Three-Man Weave: CBS Crew Confident Final Four Broadcasts Will Go Smoothly
CBS this weekend will feature a three-man booth for the first time in its coverage of the Final Four, which "helps stamp a new brand for the new partnership" between CBS and Turner Sports for the tournament, according to Bob Wolfley of the MILWAUKEE JOURNAL SENTINEL. Jim Nantz, Clark Kellogg and Steve Kerr will call the Final Four and Monday's championship game, and Saturday's VCU-Butler Final Four opener will mark "only the fifth time the three announcers have worked a game together." Nantz had "not worked a three-man booth" before this season. But after working with Kellogg and Kerr during the Big 10 Tournament and two First Four games, he said, "I felt really good about how it worked from the get-go. It's going to get better this weekend because the games we were doing we had more of a big picture slant to our coverage." Kerr said that he "felt welcomed in his three-man role." Kellogg added, "It adds another perspective. It certainly causes me to look at things, talk about things differently because something Steve might say" (JSONLINE.com, 3/31). Kellogg has worked the last two Final Fours with Nantz, and when asked if he took the decision to add Kerr "as a criticism" on the job he has done, he said, "Not at all. Our thing is about serving the viewers. We have a partnership with Turner and that was something both parties agreed would benefit the broadcast, and I am 100 percent for it if you can add another quality person who sees the game a little bit differently. It was fun, I've enjoyed the few games we've done already" (N.Y. POST, 4/1).
CAUTIOUS OPTIMISM: CBS Sports Chair Sean McManus said that "having two low-seeded teams in the Final Four" in Butler and VCU "won't necessarily mean a poor rating." McManus: "I think it's all going to come down to how close the games are. I'm not going to say we're going to do a bad rating because we have two teams from a mid-major" (VENTURA COUNTY STAR, 4/1). In L.A., Tom Hoffarth writes "based on viewer response to the tight David vs. Goliath/Duke vs. Butler final a year ago, CBS should expect continued ratings increases in both Saturday's Final Four and Monday's championship game" (L.A. DAILY NEWS, 4/1).
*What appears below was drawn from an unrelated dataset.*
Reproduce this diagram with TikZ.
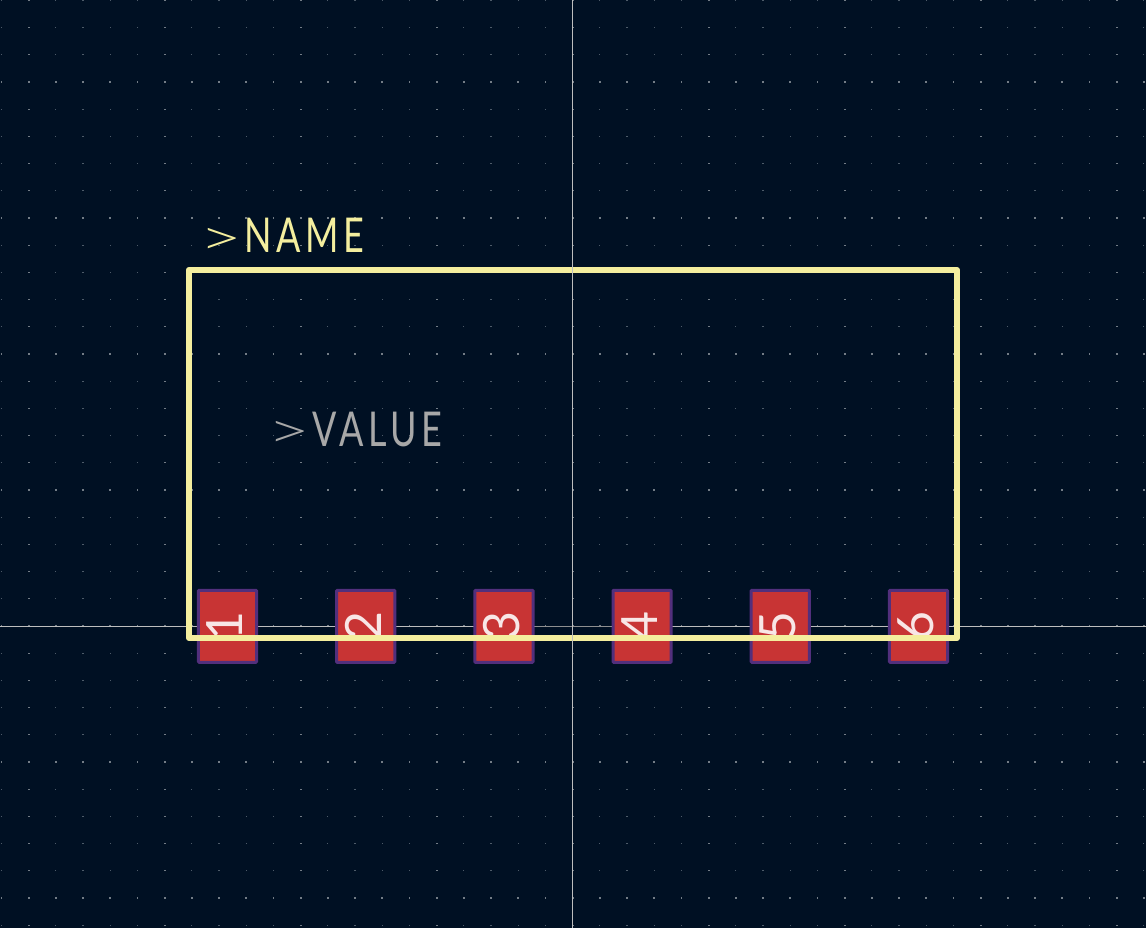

PREGAME ENTERTAINMENT: In Houston, David Barron notes the pregame and between-game features that will run during Saturday's coverage will include profiles of Butler F Matt Howard, Connecticut G Kemba Walker, Kentucky's "rebuilding mode after five players were selected in the first round of the NBA draft, the recent on- and off-court ventures of Virginia Commonwealth and coach Shaka Smart, a tribute to John Wooden and David Letterman discussing the Tournament with Bill Raftery" (HOUSTON CHRONICLE, 4/1). In N.Y., Phil Mushnick writes Saturday's Kentucky-UConn game will feature "two elephants in the room" in Kentucky coach John Calipari and UConn coach Jim Calhoun, "two whose programs' misdeeds likely will be quickly and obligatorily mentioned, then just as quickly dropped." CBS will not be "inclined to make a big issue of it." Mushnick: "You know TV. We're likely to be told that the issues have, by now, been 'well-documented'" (N.Y. POST, 4/1).
ANALYST REVIEW: THE BIG LEAD's Jason McIntyre wrote Kerr has been "very good as an analyst" thus far during the tournament, as he "sounded like someone who had done his work on college basketball." Fellow TNT NBA analyst Reggie Miller "did a terrific job calling out referees," but otherwise "left something to be desired." Miller "struggled at times getting along with his counterparts in the three man booth." Meanwhile, CBS analyst Greg Anthony "provided the most insight" out of the studio team of himself and TNT NBA analysts Kenny Smith and Charles Barkley. McIntyre: "I enjoyed the time he called out Kenny Smith for flip-flopping." Smith's observations were "mundane and obvious and he never got the back-and-forth magic going with Barkley that they have" on TNT's "Inside The NBA." Barkley also "wasn't nearly as effectively as effective as he is on TNT." Barkley either was "sternly told by the CBS suits to clean up his act, or he felt bad going after players/coaches," because he was "pretty light on the criticism" (THEBIGLEAD.com, 3/29).